Gli occupati al Sud tornano sotto la soglia dei 6 milioni e più di un giovane meridionale su due non lavora. Il lavoro rimane l’emergenza per il Mezzogiorno, che non accenna a ridursi. Ma questo non è l’unico dato allarmante emerso nel consueto check up di mezza estate realizzato da Confindustria e SRM. Se il 2018 ha chiuso con dati positivi, seppure deboli, per l’inizio del 2019 si parla di vero e proprio arretramento e di segnali di frenata.
All’inizio del 2019 infatti ha smesso di crescere il numero delle imprese: le imprese attive sono meno di 1milione settecentomila al cui interno crescono quelle di capitali, gran parte con meno di 9 dipendenti, quindi microimprese. Anche l’export, che negli anni è stata la spinta maggiore per la tenuta del Meridione, mostra a inizio 2019 segnali di frenata, penalizzato soprattutto dalla flessione dell’export di prodotti petroliferi. Il 2018, invece, ha chiuso con un valore positivo delle esportazioni (+5,5%), per un valore complessivo delle merci esportate di circa 50 miliardi di euro. Cresciuto anche l’export turistico, ovvero gli arrivi e la spesa dei turisti stranieri pari a quasi mezzo miliardo.
In conseguenza di questo andamento lento, frena anche il Pil, che nel 2018 fa registrare al Sud una crescita dello 0,4%, meno della metà del +0,9% della media nazionale. Ristagnano anche gli investimenti, con una piccola eccezione delle costruzioni, che restano comunque lontanissimi dai valori pre-crisi del 36%. Accanto a quelli privati, a pesare è anche il contributo limitato degli investimenti pubblici, che accentuano il proprio calo soprattutto nelle regioni meridionali. Infatti, la spesa pubblica pro capite del Centro Nord si mantiene più elevata di quasi 500 euro rispetto a quella del Mezzogiorno. Ad eccezione del credito d’imposta per gli investimenti, è in forte calo anche la spesa pubblica per incentivi alle imprese.

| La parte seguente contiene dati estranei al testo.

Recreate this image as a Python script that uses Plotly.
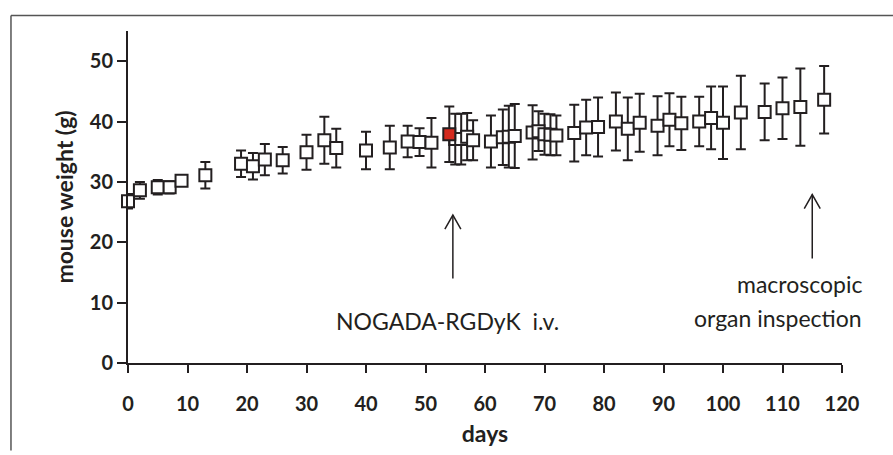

Il passo dell’economia meridionale si fa dunque più lento, i motori dell’economia faticano a riaccendersi, i segnali più recenti indicano che gli elementi di preoccupazione sono più frequenti e più intensi. Invece passa proprio dal rafforzamento di questi segnali la strada per rimettere il Mezzogiorno sul sentiero di crescita stabile di cui ha estremo bisogno. Una strada che passa da un cambiamento di prospettiva dell’azione pubblica, “che deve fare proprio il punto di vista delle imprese nel disegno delle politiche di sviluppo e degli strumenti, nella scelta dei progetti e nella identificazione dei fabbisogni dei territori, a partire da quelli infrastrutturali, in cui i divari restano rilevanti”. Anche la programmazione della nuova politica di coesione 2021-27 potrà avere un ruolo decisivo. Quali azioni sono necessarie? L’analisi ne individua almeno due: rapido avvio delle Zone Economiche Speciali e rilancio del credito d’imposta per gli investimenti dedicati al Sud.